Return all of the data exactly as written, without the pictures.

*Available data*
* START *

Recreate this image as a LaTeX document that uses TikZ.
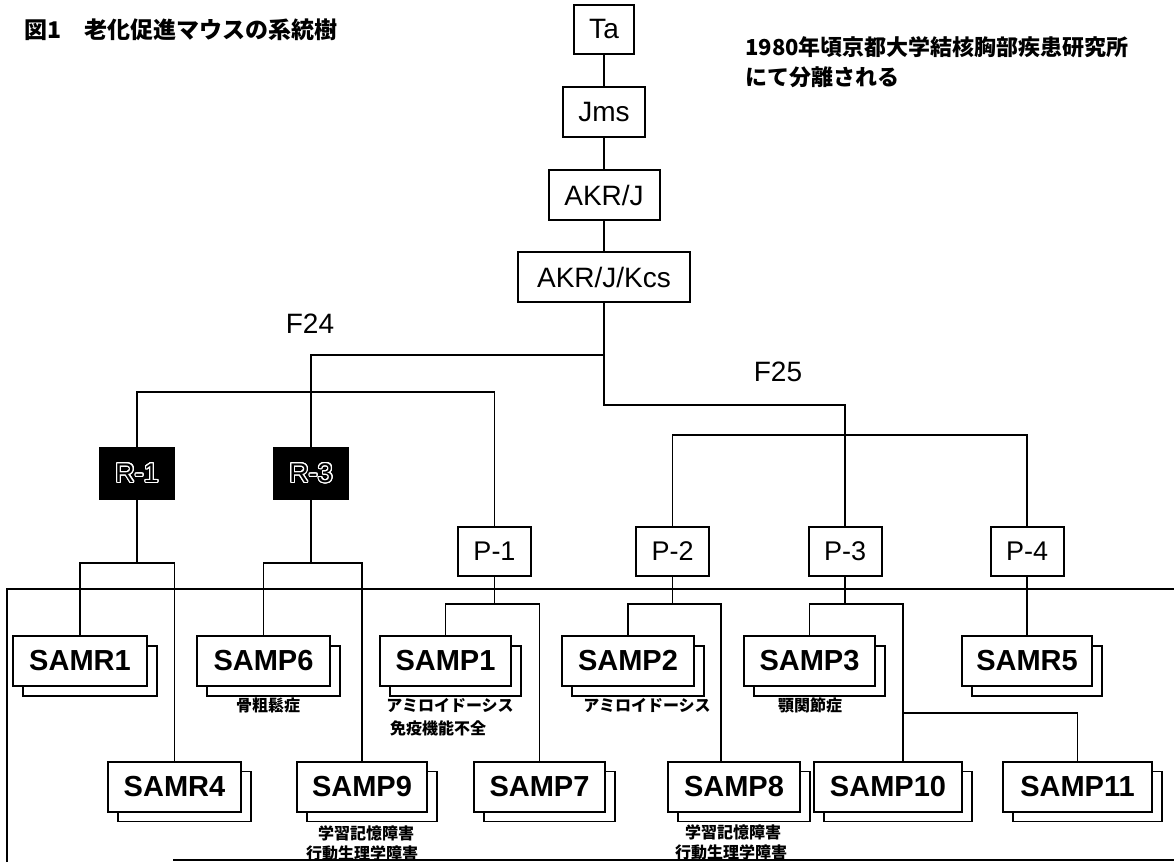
\documentclass[tikz,border=0pt]{standalone}
\usepackage{fontspec}
\usepackage[copies]{contour}
\setmainfont{Liberation Sans}
\newfontfamily\jp{Noto Sans CJK JP}
\usetikzlibrary{shadows}
\newcommand{\fsz}[1]{\fontsize{#1}{#1}\selectfont}
\contourlength{1.1pt}
\contournumber{24}
\begin{document}
\begin{tikzpicture}[x=1pt,y=-1pt,
  conn/.style={line width=1.8pt},
  topbox/.style={draw, line width=2pt, fill=white, inner sep=0pt, minimum height=50pt, font=\fsz{28}},
  rbox/.style={draw, line width=1.6pt, fill=black, text=black, minimum width=75pt, minimum height=51pt, inner sep=0pt, font=\fsz{27}},
  pbox/.style={draw, line width=2pt, fill=white, minimum width=73pt, minimum height=49pt, inner sep=0pt, font=\fsz{27}},
  sam/.style={draw, line width=2pt, fill=white, minimum height=50pt, inner sep=0pt, font=\bfseries\fsz{29},
    copy shadow={shadow xshift=10pt, shadow yshift=-10pt, draw=black, fill=white, line width=1.8pt}},
  lbl/.style={inner sep=0pt, font=\jp\bfseries\fsz{16}},
  gen/.style={inner sep=0pt, font=\fsz{28}},
  jtext/.style={inner sep=0pt, anchor=west, font=\jp\bfseries\fsz{22}}
]
\useasboundingbox (0,0) rectangle (1174,862);

% title and note
\node[jtext, font=\jp\bfseries\fsz{23}] (title) at (24,30) {図1　老化促進マウスの系統樹};
\node[jtext] (note1) at (745,47) {1980年頃京都大学結核胸部疾患研究所};
\node[jtext] (note2) at (745,77) {にて分離される};

% top chain
\node[topbox, minimum width=60pt, minimum height=49pt] (Ta) at (604,29.5) {Ta};
\node[topbox, minimum width=82pt] (Jms) at (604,112) {Jms};
\node[topbox, minimum width=111pt] (AKR) at (604,195) {AKR/J};
\node[topbox, minimum width=172pt] (Kcs) at (604,277) {AKR/J/Kcs};

\draw[conn] (Ta) -- (Jms);
\draw[conn] (Jms) -- (AKR);
\draw[conn] (AKR) -- (Kcs);

% generation labels
\node[gen] (F24) at (310,324) {F24};
\node[gen] (F25) at (778,372) {F25};

% R and P boxes
\node[rbox] (R1) at (137,473.5) {\contour{white}{R-1}};
\node[rbox] (R3) at (311,473.5) {\contour{white}{R-3}};
\node[pbox] (P1) at (494.5,551.5) {P-1};
\node[pbox] (P2) at (672.5,551.5) {P-2};
\node[pbox] (P3) at (845,551.5) {P-3};
\node[pbox] (P4) at (1027,551.5) {P-4};

% branching
\coordinate (j24) at (604,355);
\coordinate (j25) at (604,405);
\coordinate (h1) at (0,392);
\coordinate (h2) at (0,435);
\draw[conn] (Kcs.south) -- (j25) -| (P3.north);
\draw[conn] (j24) -| (R3.north);
\draw[conn] (R1.north) |- (h1 -| P1.north) -- (P1.north);
\draw[conn] (P2.north) |- (h2 -| P4.north) -- (P4.north);

% frame
\draw[line width=1.8pt] (7,862) -- (7,589) -- (1174,589);
\draw[line width=1.8pt] (173,860) -- (1174,860);

% strain boxes
\node[sam, minimum width=134pt] (SAMR1) at (80,661) {SAMR1};
\node[sam, minimum width=133pt] (SAMP6) at (263.5,661) {SAMP6};
\node[sam, minimum width=131pt] (SAMP1) at (445.5,661) {SAMP1};
\node[sam, minimum width=132pt] (SAMP2) at (628,661) {SAMP2};
\node[sam, minimum width=131pt] (SAMP3) at (809.5,661) {SAMP3};
\node[sam, minimum width=130pt] (SAMR5) at (1027,661) {SAMR5};

\node[sam, minimum width=133pt] (SAMR4) at (174.5,786.5) {SAMR4};
\node[sam, minimum width=130pt] (SAMP9) at (362,786.5) {SAMP9};
\node[sam, minimum width=131pt] (SAMP7) at (539.5,786.5) {SAMP7};
\node[sam, minimum width=132pt] (SAMP8) at (734,786.5) {SAMP8};
\node[sam, minimum width=148pt] (SAMP10) at (888,786.5) {SAMP10};
\node[sam, minimum width=149pt] (SAMP11) at (1077.5,786.5) {SAMP11};

% brackets
\coordinate (b1) at (0,563);
\coordinate (b2) at (0,604);
\coordinate (l8) at (721,604);
\coordinate (l10) at (903,604);
\coordinate (h11) at (0,713);
\draw[conn] (R1.south) -- (R1.south |- b1);
\draw[conn] (SAMR1.north) |- (b1 -| SAMR4.north) -- (SAMR4.north);
\draw[conn] (R3.south) -- (R3.south |- b1);
\draw[conn] (SAMP6.north) |- (b1 -| SAMP9.north) -- (SAMP9.north);
\draw[conn] (P1.south) -- (P1.south |- b2);
\draw[conn] (SAMP1.north) |- (b2 -| SAMP7.north) -- (SAMP7.north);
\draw[conn] (P2.south) -- (P2.south |- b2);
\draw[conn] (SAMP2.north) |- (l8) -- (l8 |- SAMP8.north);
\draw[conn] (P3.south) -- (P3.south |- b2);
\draw[conn] (SAMP3.north) |- (l10) -- (l10 |- SAMP10.north);
\draw[conn] (l10 |- h11) -| (SAMP11.north);
\draw[conn] (P4.south) -- (SAMR5.north);

% phenotype labels
\node[lbl] (t6) at (268,705) {骨粗鬆症};
\node[lbl] (t1a) at (450,705) {アミロイドーシス};
\node[lbl] (t1b) at (438,728) {免疫機能不全};
\node[lbl] (t2) at (647,705) {アミロイドーシス};
\node[lbl] (t3) at (810,705) {顎関節症};
\node[lbl] (t9a) at (366,833) {学習記憶障害};
\node[lbl] (t9b) at (362,853) {行動生理学障害};
\node[lbl] (t8a) at (733,832) {学習記憶障害};
\node[lbl] (t8b) at (731,852) {行動生理学障害};
\end{tikzpicture}
\end{document}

* END *

*Result of the task*
Recreate this image as a LaTeX document that uses TikZ.
\documentclass[tikz,border=0pt]{standalone}
\usepackage{fontspec}
\usepackage[copies]{contour}
\setmainfont{Liberation Sans}
\newfontfamily\jp{Noto Sans CJK JP}
\usetikzlibrary{shadows}
\newcommand{\fsz}[1]{\fontsize{#1}{#1}\selectfont}
\contourlength{1.1pt}
\contournumber{24}
\begin{document}
\begin{tikzpicture}[x=1pt,y=-1pt,
  conn/.style={line width=1.8pt},
  topbox/.style={draw, line width=2pt, fill=white, inner sep=0pt, minimum height=50pt, font=\fsz{28}},
  rbox/.style={draw, line width=1.6pt, fill=black, text=black, minimum width=75pt, minimum height=51pt, inner sep=0pt, font=\fsz{27}},
  pbox/.style={draw, line width=2pt, fill=white, minimum width=73pt, minimum height=49pt, inner sep=0pt, font=\fsz{27}},
  sam/.style={draw, line width=2pt, fill=white, minimum height=50pt, inner sep=0pt, font=\bfseries\fsz{29},
    copy shadow={shadow xshift=10pt, shadow yshift=-10pt, draw=black, fill=white, line width=1.8pt}},
  lbl/.style={inner sep=0pt, font=\jp\bfseries\fsz{16}},
  gen/.style={inner sep=0pt, font=\fsz{28}},
  jtext/.style={inner sep=0pt, anchor=west, font=\jp\bfseries\fsz{22}}
]
\useasboundingbox (0,0) rectangle (1174,862);

% title and note
\node[jtext, font=\jp\bfseries\fsz{23}] (title) at (24,30) {図1　老化促進マウスの系統樹};
\node[jtext] (note1) at (745,47) {1980年頃京都大学結核胸部疾患研究所};
\node[jtext] (note2) at (745,77) {にて分離される};

% top chain
\node[topbox, minimum width=60pt, minimum height=49pt] (Ta) at (604,29.5) {Ta};
\node[topbox, minimum width=82pt] (Jms) at (604,112) {Jms};
\node[topbox, minimum width=111pt] (AKR) at (604,195) {AKR/J};
\node[topbox, minimum width=172pt] (Kcs) at (604,277) {AKR/J/Kcs};

\draw[conn] (Ta) -- (Jms);
\draw[conn] (Jms) -- (AKR);
\draw[conn] (AKR) -- (Kcs);

% generation labels
\node[gen] (F24) at (310,324) {F24};
\node[gen] (F25) at (778,372) {F25};

% R and P boxes
\node[rbox] (R1) at (137,473.5) {\contour{white}{R-1}};
\node[rbox] (R3) at (311,473.5) {\contour{white}{R-3}};
\node[pbox] (P1) at (494.5,551.5) {P-1};
\node[pbox] (P2) at (672.5,551.5) {P-2};
\node[pbox] (P3) at (845,551.5) {P-3};
\node[pbox] (P4) at (1027,551.5) {P-4};

% branching
\coordinate (j24) at (604,355);
\coordinate (j25) at (604,405);
\coordinate (h1) at (0,392);
\coordinate (h2) at (0,435);
\draw[conn] (Kcs.south) -- (j25) -| (P3.north);
\draw[conn] (j24) -| (R3.north);
\draw[conn] (R1.north) |- (h1 -| P1.north) -- (P1.north);
\draw[conn] (P2.north) |- (h2 -| P4.north) -- (P4.north);

% frame
\draw[line width=1.8pt] (7,862) -- (7,589) -- (1174,589);
\draw[line width=1.8pt] (173,860) -- (1174,860);

% strain boxes
\node[sam, minimum width=134pt] (SAMR1) at (80,661) {SAMR1};
\node[sam, minimum width=133pt] (SAMP6) at (263.5,661) {SAMP6};
\node[sam, minimum width=131pt] (SAMP1) at (445.5,661) {SAMP1};
\node[sam, minimum width=132pt] (SAMP2) at (628,661) {SAMP2};
\node[sam, minimum width=131pt] (SAMP3) at (809.5,661) {SAMP3};
\node[sam, minimum width=130pt] (SAMR5) at (1027,661) {SAMR5};

\node[sam, minimum width=133pt] (SAMR4) at (174.5,786.5) {SAMR4};
\node[sam, minimum width=130pt] (SAMP9) at (362,786.5) {SAMP9};
\node[sam, minimum width=131pt] (SAMP7) at (539.5,786.5) {SAMP7};
\node[sam, minimum width=132pt] (SAMP8) at (734,786.5) {SAMP8};
\node[sam, minimum width=148pt] (SAMP10) at (888,786.5) {SAMP10};
\node[sam, minimum width=149pt] (SAMP11) at (1077.5,786.5) {SAMP11};

% brackets
\coordinate (b1) at (0,563);
\coordinate (b2) at (0,604);
\coordinate (l8) at (721,604);
\coordinate (l10) at (903,604);
\coordinate (h11) at (0,713);
\draw[conn] (R1.south) -- (R1.south |- b1);
\draw[conn] (SAMR1.north) |- (b1 -| SAMR4.north) -- (SAMR4.north);
\draw[conn] (R3.south) -- (R3.south |- b1);
\draw[conn] (SAMP6.north) |- (b1 -| SAMP9.north) -- (SAMP9.north);
\draw[conn] (P1.south) -- (P1.south |- b2);
\draw[conn] (SAMP1.north) |- (b2 -| SAMP7.north) -- (SAMP7.north);
\draw[conn] (P2.south) -- (P2.south |- b2);
\draw[conn] (SAMP2.north) |- (l8) -- (l8 |- SAMP8.north);
\draw[conn] (P3.south) -- (P3.south |- b2);
\draw[conn] (SAMP3.north) |- (l10) -- (l10 |- SAMP10.north);
\draw[conn] (l10 |- h11) -| (SAMP11.north);
\draw[conn] (P4.south) -- (SAMR5.north);

% phenotype labels
\node[lbl] (t6) at (268,705) {骨粗鬆症};
\node[lbl] (t1a) at (450,705) {アミロイドーシス};
\node[lbl] (t1b) at (438,728) {免疫機能不全};
\node[lbl] (t2) at (647,705) {アミロイドーシス};
\node[lbl] (t3) at (810,705) {顎関節症};
\node[lbl] (t9a) at (366,833) {学習記憶障害};
\node[lbl] (t9b) at (362,853) {行動生理学障害};
\node[lbl] (t8a) at (733,832) {学習記憶障害};
\node[lbl] (t8b) at (731,852) {行動生理学障害};
\end{tikzpicture}
\end{document}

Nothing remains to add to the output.